Work will continue on Sewer District #1, and construction will begin on Consolidated Water District Extension #5 that will make water delivery more reliable in the area around the Triphammer and Auburn Roads intersection.  The Milton Meadows development on town center land is largely complete, and some ground moving has been done at the site of the new Salt Point Brewery restaurant and brewing facility that is expected to open later this year.  And despite the fact that 'Lansing' is not part of the name of the Ithaca-Tompkins International Airport, the fact is that most of the airport is in the Village and Town of Lansing.  The $34.8 million expansion was declared officially open for business, and this year will see the construction of a new NYS Department of Transportation facility across the street from the airport, as well as a shared fueling facility that will service planes and other airport vehicles, county vehicles, and the DOT.  A professional building on North Triphammer Road has been under construction despite the winter weather.

While Village of Lansing Mayor Donald Hartill and LaVigne have expressed much angst about the NYSEG moratorium on new natural gas capacity causing companies to leave the Lansings or not consider moving here, there was good news from Tompkins County Area Development (TCAD) in 2019, when it was able to provide incentives for a building in the Cornell Business and Technology Park to be renovated to include laboratory and dry room space for two incubator companies that arose from Cornell University's McGovern Center Incubator program.  TCAD President Heather McDaniel said that allows companies that are born in Tompkins County to stay here when they are launched as independent companies.

Large developments on Triphammer Road and East Shore Drive are in the planning phases.  The developers have agreed to pay for the Sewer District #1 infrastructure, which will likely be constructed this year, as well as contributing to a new section of Village sewer along Cayuga Heights Road that is part of the overall plan for both the Town and Village. Town officials are also anticipating more interest from developers on town center land, now that the first two projects are in place.

Two big initiatives that will impact the northern portion of the town are a proposal to create a new AG district that will encompass most of the northern half of Lansing where most agriculture takes place, plus a proposed Wind and Solar law that will help define the size and scope of potential solar farm projects.  LaVigne said that Tompkins County Director of Assessment Jay Franklin will be asked to advise the board on the tax revenue implications of various types of potential solar development.

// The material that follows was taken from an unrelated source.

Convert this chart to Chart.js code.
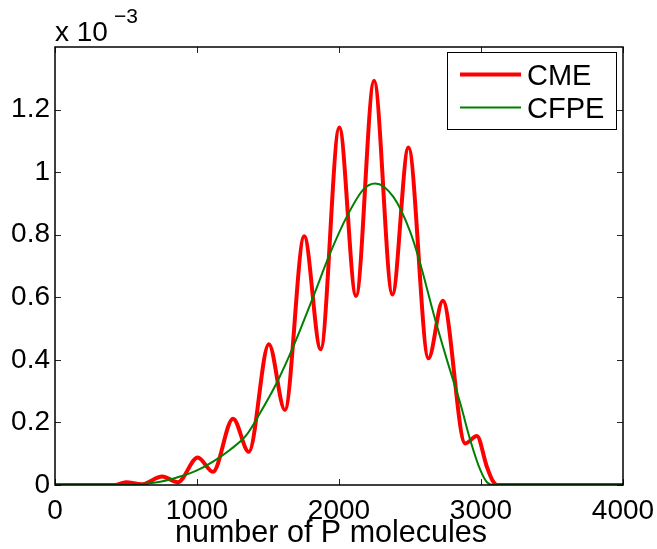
<!DOCTYPE html>
<html>
<head>
<meta charset="utf-8">
<script src="https://cdn.jsdelivr.net/npm/chart.js@4"></script>
<style>
  body { margin: 0; background: #fff; }
  canvas { display: block; }
</style>
</head>
<body>
<canvas id="grafico" width="657" height="549"></canvas>
<script>
// values in units of 10^-3
const cmeX = [0, 420, 500, 610, 755, 865, 1005, 1112, 1254, 1365, 1506, 1619, 1755, 1871, 2002, 2120, 2247, 2376, 2489, 2630, 2731, 2889, 2971, 3040, 3080, 3115, 4000];
const cmeY = [0, 0, 0.009, 0.002, 0.027, 0.009, 0.088, 0.042, 0.212, 0.106, 0.45, 0.24, 0.795, 0.434, 1.143, 0.604, 1.292, 0.609, 1.079, 0.405, 0.589, 0.133, 0.157, 0.06, 0.015, 0, 0];

const cfpeX = [0, 500, 650, 750, 880, 996, 1113, 1231, 1349, 1443, 1560, 1678, 1819, 1937, 2054, 2172, 2254, 2383, 2501, 2572, 2665, 2760, 2854, 2924, 2995, 3042, 3100, 4000];
const cfpeY = [0, 0.001, 0.005, 0.011, 0.027, 0.046, 0.075, 0.112, 0.16, 0.229, 0.325, 0.442, 0.602, 0.74, 0.857, 0.945, 0.964, 0.921, 0.81, 0.708, 0.549, 0.4, 0.261, 0.144, 0.048, 0.009, 0, 0];

const xTicks = [0, 1000, 2000, 3000, 4000];
const yTicks = [0, 0.2, 0.4, 0.6, 0.8, 1, 1.2];
const seriesNames = ['CME', 'CFPE'];
const xTitulo = 'number of P molecules';

const fonte = '"Liberation Sans", Arial, Helvetica, sans-serif';

function pontos(xs, ys) {
    return xs.map((x, i) => ({ x: x, y: ys[i] }));
}

// box, inward ticks, axis title, exponent label and legend, matlab style
const molduraPlugin = {
    id: 'moldura',
    afterDraw(chart) {
        const ctx = chart.ctx;
        const a = chart.chartArea;
        const xs = chart.scales.x;
        const ys = chart.scales.y;
        const tick = 6;

        ctx.save();
        ctx.strokeStyle = '#262626';
        ctx.lineWidth = 1;
        ctx.beginPath();
        xTicks.forEach(v => {
            const px = Math.round(xs.getPixelForValue(v)) + 0.5;
            ctx.moveTo(px, a.bottom); ctx.lineTo(px, a.bottom - tick);
            ctx.moveTo(px, a.top); ctx.lineTo(px, a.top + tick);
        });
        yTicks.forEach(v => {
            const py = Math.round(ys.getPixelForValue(v)) + 0.5;
            ctx.moveTo(a.left, py); ctx.lineTo(a.left + tick, py);
            ctx.moveTo(a.right, py); ctx.lineTo(a.right - tick, py);
        });
        ctx.stroke();

        ctx.strokeStyle = '#000';
        ctx.lineWidth = 1.5;
        ctx.strokeRect(a.left, a.top, a.right - a.left, a.bottom - a.top);

        // axis title, a bit left of centre like the original
        ctx.fillStyle = '#000';
        ctx.textBaseline = 'alphabetic';
        ctx.textAlign = 'center';
        ctx.font = '30.5px ' + fonte;
        ctx.fillText(xTitulo, 331, 542);

        // x 10^-3
        ctx.textAlign = 'left';
        ctx.font = '28px ' + fonte;
        ctx.fillText('x 10', 55, 41);
        ctx.font = '21px ' + fonte;
        ctx.fillText('\u22123', 114, 23);

        // legend
        ctx.fillStyle = '#fff';
        ctx.fillRect(447, 52, 169, 77);
        ctx.strokeStyle = '#000';
        ctx.lineWidth = 1;
        ctx.strokeRect(447.5, 52.5, 169, 77);
        const linhasY = [74.5, 107.5];
        chart.data.datasets.forEach(ds => {
            const idx = seriesNames.indexOf(ds.label);
            ctx.strokeStyle = ds.borderColor;
            ctx.lineWidth = ds.borderWidth;
            ctx.beginPath();
            ctx.moveTo(460, linhasY[idx]);
            ctx.lineTo(521, linhasY[idx]);
            ctx.stroke();
            ctx.fillStyle = '#000';
            ctx.font = '29px ' + fonte;
            ctx.fillText(ds.label, 527, linhasY[idx] + 10.5);
        });
        ctx.restore();
    }
};

const ctx = document.getElementById('grafico').getContext('2d');

const meuGrafico = new Chart(ctx, {
    type: 'line',
    data: {
        datasets: [{
            label: seriesNames[1],
            data: pontos(cfpeX, cfpeY),
            borderColor: '#008000',
            borderWidth: 2,
            pointRadius: 0,
            cubicInterpolationMode: 'monotone',
            order: 0
        }, {
            label: seriesNames[0],
            data: pontos(cmeX, cmeY),
            borderColor: '#ff0000',
            borderWidth: 4,
            pointRadius: 0,
            cubicInterpolationMode: 'monotone',
            order: 1
        }]
    },
    options: {
        responsive: false,
        animation: false,
        layout: { padding: { top: 47, right: 34, left: 0, bottom: 0 } },
        plugins: { legend: { display: false }, tooltip: { enabled: false } },
        scales: {
            x: {
                type: 'linear',
                min: 0,
                max: 4000,
                afterFit: s => { s.height = 64; s.paddingRight = 0; s.paddingLeft = 0; },
                afterBuildTicks: s => { s.ticks = xTicks.map(v => ({ value: v })); },
                grid: { display: false, drawTicks: false },
                border: { display: false },
                ticks: {
                    color: '#000',
                    padding: 9,
                    maxRotation: 0,
                    font: { family: fonte, size: 28 },
                    callback: v => String(v)
                }
            },
            y: {
                min: 0,
                max: 1.4,
                afterFit: s => { s.width = 55; },
                afterBuildTicks: s => { s.ticks = yTicks.map(v => ({ value: v })); },
                grid: { display: false, drawTicks: false },
                border: { display: false },
                ticks: {
                    color: '#000',
                    padding: 5,
                    font: { family: fonte, size: 28 },
                    callback: v => String(+v.toFixed(1))
                }
            }
        }
    },
    plugins: [molduraPlugin]
});
</script>
</body>
</html>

The Town Board will also consider a list of potential property tax abatements or exemptions with Franklin advising on their impact on town revenue.  The Town already extends some of these exemptions (such as for seniors and veterans), but the Town reviews them from time to time.

Improvements to the town parks have continued while the Planning and Parks and Recreation Departments continue to apply for funding for a Myers Park Master Plan.

While LaVigne hoped Republican candidates had been elected to the two board seats that were up for election in November, he said he is happy with the makeup of the 2020 board.

"The nice thing is that they're all decent people and I can work with decent people," he said. "There's easy common ground with decent people. And I felt very confident going in no matter how it turned out that we would have a good board and we're going forward because we have the best interests of the town."